I am going to write some things about my reaction to this disaster. I don’t think they will do any concrete good. I don’t intend for them to convince anyone to do or think anything. It’s just that writing is all I know how to do.
- I can’t believe this. I’m fearful of the practical consequences, of course, but those would be broadly similar to any Republican. What most gets me is sheer revulsion at Trump. I don’t want his face to be greeting me when I return from abroad. I don’t want him to be the first thing every foreigner wants to ask me about. The thought of having him as president for the next four years leaves me feeling humiliated and ashamed. And it scares me that a lot of the reason this happened is because a critical mass of Americans felt the exact same way when a black man was elected.
- This is the second Electoral College mismatch in my adult life, the second in as many decades. We all enjoy the Electoral College fan fiction that dominates the months leading up to the election every four years, of course, but I’m increasingly disgusted with how we’ve normalized it. In civics class, we learn that the Founders instituted the Electoral College because they feared direct democracy, and that’s partly true. But from a logistical perspective, it’s also a way of squaring the circle of the Three-Fifths Compromise — how can you give the slave states their disproportionate representation while still allowing for a quasi-nation-wide vote for the presidency? Yet another way that we’re still living in a compromise to keep the slavers on board, even after it spectacularly failed to keep the slavers on board when push came to shove.

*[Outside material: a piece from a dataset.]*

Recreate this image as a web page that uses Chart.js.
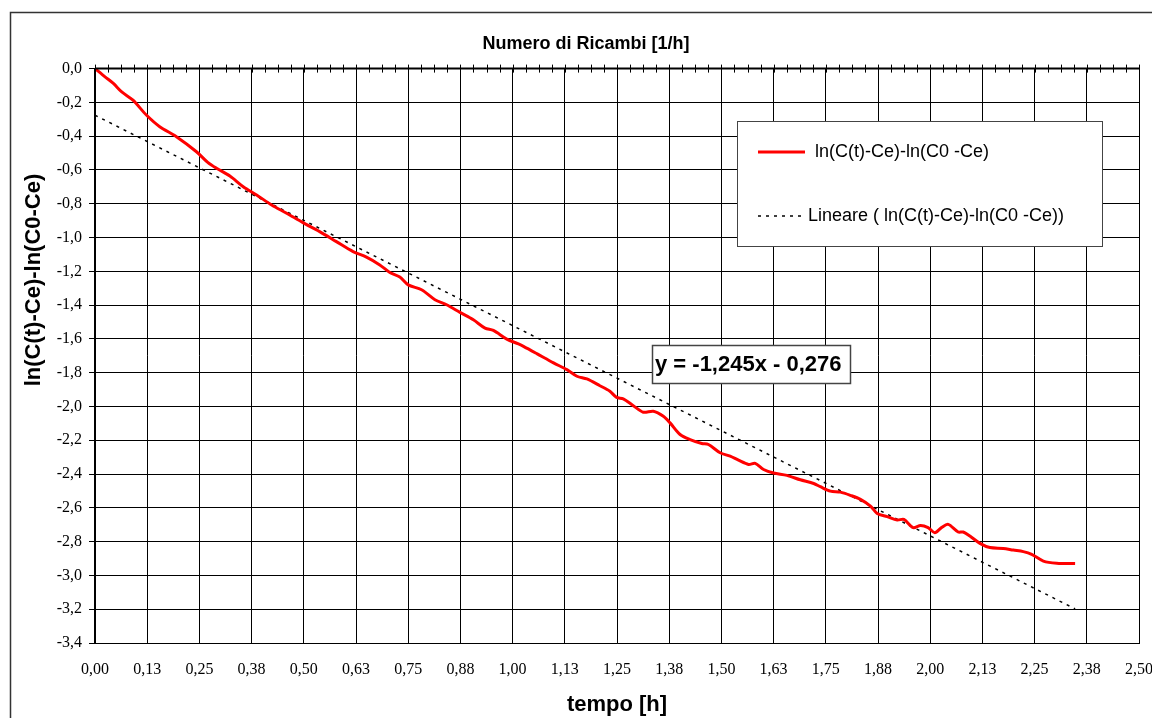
<!DOCTYPE html>
<html>
<head>
<meta charset="utf-8">
<script src="https://cdn.jsdelivr.net/npm/chart.js@4"></script>
<style>
  body { margin: 0; background: #fff; }
</style>
</head>
<body>
<canvas id="ricambi" width="1152" height="718"></canvas>
<script>
// tempo [h] and measured ln(C(t)-Ce)-ln(C0-Ce)
const timeH = [0, 0.024, 0.044, 0.064, 0.091, 0.123, 0.155, 0.195, 0.243, 0.27, 0.291, 0.323, 0.355, 0.387, 0.423, 0.459, 0.498, 0.538, 0.578, 0.618, 0.650, 0.682, 0.706, 0.730, 0.750, 0.782, 0.814, 0.842, 0.874, 0.906, 0.934, 0.954, 0.986, 1.014, 1.026, 1.058, 1.098, 1.130, 1.154, 1.178, 1.209, 1.233, 1.249, 1.265, 1.289, 1.313, 1.337, 1.361, 1.377, 1.401, 1.425, 1.453, 1.469, 1.497, 1.521, 1.541, 1.565, 1.581, 1.601, 1.625, 1.657, 1.689, 1.721, 1.737, 1.761, 1.785, 1.809, 1.833, 1.857, 1.873, 1.897, 1.921, 1.937, 1.959, 1.977, 1.995, 2.011, 2.027, 2.043, 2.067, 2.079, 2.095, 2.119, 2.143, 2.175, 2.199, 2.223, 2.243, 2.271, 2.303, 2.347];
const lnRatio = [0, -0.049, -0.088, -0.138, -0.187, -0.275, -0.344, -0.403, -0.492, -0.555, -0.59, -0.636, -0.699, -0.748, -0.807, -0.856, -0.912, -0.965, -1.024, -1.083, -1.116, -1.162, -1.207, -1.234, -1.280, -1.309, -1.368, -1.398, -1.443, -1.487, -1.536, -1.550, -1.601, -1.630, -1.644, -1.687, -1.742, -1.782, -1.821, -1.837, -1.877, -1.910, -1.946, -1.955, -1.995, -2.034, -2.028, -2.058, -2.097, -2.166, -2.196, -2.219, -2.225, -2.274, -2.294, -2.318, -2.343, -2.337, -2.373, -2.394, -2.408, -2.434, -2.456, -2.475, -2.501, -2.507, -2.526, -2.550, -2.590, -2.633, -2.652, -2.672, -2.668, -2.717, -2.704, -2.717, -2.747, -2.717, -2.698, -2.743, -2.743, -2.767, -2.810, -2.835, -2.840, -2.850, -2.859, -2.875, -2.915, -2.928, -2.930];

// linear trend end points
const trendT = [0, 2.347];
const trendLn = [-0.276, -3.198];

const xTickLabels = ['0,00', '0,13', '0,25', '0,38', '0,50', '0,63', '0,75', '0,88', '1,00', '1,13', '1,25', '1,38', '1,50', '1,63', '1,75', '1,88', '2,00', '2,13', '2,25', '2,38', '2,50'];
const yTickLabels = ['0,0', '-0,2', '-0,4', '-0,6', '-0,8', '-1,0', '-1,2', '-1,4', '-1,6', '-1,8', '-2,0', '-2,2', '-2,4', '-2,6', '-2,8', '-3,0', '-3,2', '-3,4'];

const seriesLabel = 'ln(C(t)-Ce)-ln(C0 -Ce)';
const trendLabel = 'Lineare ( ln(C(t)-Ce)-ln(C0 -Ce))';
const equationText = 'y = -1,245x - 0,276';

const sans = '"Liberation Sans", Arial, sans-serif';
const serif = '"Liberation Serif", "Times New Roman", serif';

// frame, minor ticks on the zero line, y title, legend and equation box
const extras = {
  id: 'extras',
  afterDraw(chart) {
    const ctx = chart.ctx;
    const xs = chart.scales.x, ys = chart.scales.y;
    const y0 = ys.getPixelForValue(0);
    ctx.save();

    // outer frame
    ctx.strokeStyle = '#333';
    ctx.lineWidth = 1.5;
    ctx.beginPath();
    ctx.moveTo(10.5, 718);
    ctx.lineTo(10.5, 12.5);
    ctx.lineTo(1152, 12.5);
    ctx.stroke();

    // axis on the zero line with crossing ticks
    ctx.strokeStyle = '#000';
    ctx.lineWidth = 2;
    ctx.beginPath();
    ctx.moveTo(xs.left, y0);
    ctx.lineTo(xs.right, y0);
    ctx.stroke();
    ctx.lineWidth = 1;
    ctx.beginPath();
    for (let k = 0; k <= 80; k++) {
      const px = Math.round(xs.getPixelForValue(k * 0.03125)) + 0.5;
      ctx.moveTo(px, y0 - 4);
      ctx.lineTo(px, y0 + 4);
    }
    ctx.stroke();

    // y axis title
    ctx.fillStyle = '#000';
    ctx.font = 'bold 22px ' + sans;
    ctx.textAlign = 'center';
    ctx.textBaseline = 'middle';
    ctx.translate(34, 280);
    ctx.rotate(-Math.PI / 2);
    ctx.fillText('ln(C(t)-Ce)-ln(C0-Ce)', 0, 0);
    ctx.setTransform(1, 0, 0, 1, 0, 0);

    // legend box
    const ds = chart.data.datasets;
    ctx.fillStyle = '#fff';
    ctx.fillRect(737.5, 121.5, 365, 125);
    ctx.strokeStyle = '#444';
    ctx.lineWidth = 1;
    ctx.strokeRect(737.5, 121.5, 365, 125);

    ctx.strokeStyle = ds[0].borderColor;
    ctx.lineWidth = ds[0].borderWidth;
    ctx.beginPath();
    ctx.moveTo(758, 152);
    ctx.lineTo(805, 152);
    ctx.stroke();

    ctx.strokeStyle = ds[1].borderColor;
    ctx.lineWidth = ds[1].borderWidth;
    ctx.setLineDash(ds[1].borderDash);
    ctx.beginPath();
    ctx.moveTo(758, 216);
    ctx.lineTo(805, 216);
    ctx.stroke();
    ctx.setLineDash([]);

    ctx.fillStyle = '#000';
    ctx.font = '18px ' + sans;
    ctx.textAlign = 'left';
    ctx.fillText(ds[0].label, 815, 152);
    ctx.fillText(ds[1].label, 808, 216);

    // equation box
    ctx.fillStyle = '#fff';
    ctx.fillRect(652.5, 345.5, 198, 38);
    ctx.strokeStyle = '#444';
    ctx.strokeRect(652.5, 345.5, 198, 38);
    ctx.fillStyle = '#000';
    ctx.font = 'bold 22px ' + sans;
    ctx.fillText(equationText, 655, 365);

    ctx.restore();
  }
};

new Chart(document.getElementById('ricambi'), {
  type: 'line',
  data: {
    datasets: [{
      label: seriesLabel,
      data: timeH.map((t, i) => ({ x: t, y: lnRatio[i] })),
      borderColor: '#ff0000',
      borderWidth: 3,
      pointRadius: 0,
      tension: 0.3,
      fill: false
    }, {
      label: trendLabel,
      data: trendT.map((t, i) => ({ x: t, y: trendLn[i] })),
      borderColor: '#000',
      borderWidth: 1.5,
      borderDash: [3, 5],
      pointRadius: 0,
      fill: false
    }]
  },
  options: {
    responsive: false,
    animation: false,
    layout: { padding: { left: 20, right: 0, top: 0, bottom: 0 } },
    plugins: {
      legend: { display: false },
      tooltip: { enabled: false },
      title: {
        display: true,
        text: 'Numero di Ricambi [1/h]',
        color: '#000',
        font: { family: sans, size: 18, weight: 'bold' },
        padding: { top: 33, bottom: 14 }
      }
    },
    scales: {
      x: {
        type: 'linear',
        min: 0,
        max: 2.5,
        afterFit: s => { s.height = 75; s.paddingRight = 13; s.paddingLeft = 0; },
        border: { color: '#000', width: 1 },
        grid: { color: '#000', lineWidth: 1, drawTicks: false },
        ticks: {
          stepSize: 0.125,
          autoSkip: false,
          maxRotation: 0,
          padding: 17,
          color: '#000',
          font: { family: serif, size: 16 },
          callback: (v, i) => xTickLabels[i]
        },
        title: {
          display: true,
          text: 'tempo [h]',
          color: '#000',
          font: { family: sans, size: 22, weight: 'bold' },
          padding: { top: 0, bottom: 0 }
        }
      },
      y: {
        min: -3.4,
        max: 0,
        afterFit: s => { s.width = 75; },
        border: { color: '#000', width: 2 },
        grid: { color: '#000', lineWidth: 1, tickLength: 6 },
        ticks: {
          stepSize: 0.2,
          padding: 7,
          color: '#000',
          font: { family: serif, size: 16 },
          callback: (v, i, ticks) => yTickLabels[ticks.length - 1 - i]
        }
      }
    }
  },
  plugins: [extras]
});
</script>
</body>
</html>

- One thing that’s hard for me to take is the thought that many of my family members contributed to this. The party they supported and taught me to support led to this, and they should have known. The religion that they inculcated in me, evangelical Christianity, has proven itself to be utterly bankrupt theologically, morally, and even strategically — who would want the generation of young people who will be able to stomach the thought of remaining in a church led by men who would shill for an utterly worthless and malign piece of human trash as some kind of savior?
- The Girlfriend is taking it hard. She asked me why there are so many people who hate her. I’m remaining cold and bottled up, as is my habit, but I know the feeling. Readers know that I’m no great fan of Clinton, but at the end of the day, she was someone I could identify with — educated, meritocratic, sophisticated, worldly. A vote for Trump is also, perhaps even primarily, a vote against that kind of person. A vast plurality of the American public is telling educated professionals and elites and experts: fuck you. And they’re not wrong to do so, even if the specific form that gesture took will probably turn out to be shockingly destructive to them and their interests as well. For decades, the smart people who know have increasingly offered the average person nothing but condescension. Resentment is a hell of a drug.
- I’ve decided not to cancel class but to offer absence amnesty today. Partly it’s for selfish reasons: I personally need to keep busy today. But in a small way, continuing to engage in the life of the mind by reflecting on one of the greatest products of human creativity, Dante’s Inferno in this case, feels like an act of resistence — or if that seems overblown, then at least defiance. A man who embodies everything I hate is going to be demanding my attention for the next four years. I can choose to redirect that attention toward something of enduring value.